Chris Drury Traded to Calgary
I saved this one for last because this is the worst trade in the history of the Avalanche. Chris Drury was nothing but brilliant for the team when he came into the league. He won the Calder Trophy and continued to put up fantastic numbers while providing excellent two-way play, as well.
He scored 11 playoff goals during the 2001 run to the Stanley Cup Championship and was one of those players that just had something special about him. When Drury was on the ice, you were watching a guy who was giving every fiber of his being on every single shift. He would just keep working and working and, more often than not, he would be rewarded.
Then, just before the start of the 2002 NHL season, the Avalanche traded him. It was a blockbuster trade that sent Drury and Stephane Yelle to Calgary in exchange for Derek Morris, Dean McAmmond and Shantz. Yes, this is that other trade, within the division, that centered around a defenseman that was supposed to be able to provide the offensive spark that was no longer there because Ozolinsh was traded.
It included one of the most underrated two-way players in Avalanche history (Yelle) and a guy who was a dynamic player that could have spent the whole of his career playing alongside Joe Sakic and Peter Forsberg. Just close your eyes and imagine that for a second, Avalanche fans. Yeah, it hurts me too.

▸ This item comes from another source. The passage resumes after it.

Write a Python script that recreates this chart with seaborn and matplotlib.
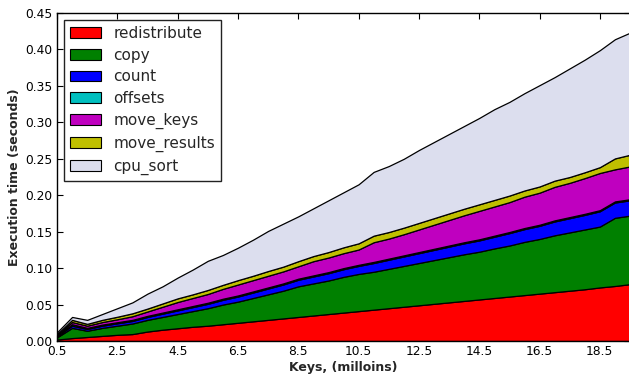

Morris fizzled quickly in Colorado and was traded at the deadline in 2004 to Phoenix. McAmmond played 41 games for the Avalanche before being traded back to Calgary in the same season, in March of 2003. Shantz played 79 games for the Avalanche in 2002-03, and it was the only season he played with Avalanche. After the 2002-03 season, he signed in Europe.
Drury, on the other hand, played only one season in Calgary but ended up being a huge part of some very good Buffalo Sabres teams — teams that were on the cusp of winning championships. He twice topped 30 goals with the Sabres, something he never did with the Avalanche and showed that he truly was among the league’s elite.
There was never a reason to trade Drury. To this day I can only look back on it and think, “What in the world was Lacroix thinking trading Drury?” Adrian Dater penned it the best several years after the trade when he asked the same question.
Drury was a special player that could have been a huge part of multiple more championships in Denver. Yes, I absolutely believe that trading Drury cost the Avalanche a chance for multiple more Stanley Cup Championships. There is no question in my mind. Lacroix believed too much of his own hype when it came to his abilities to make trades and set the franchise back in a big way.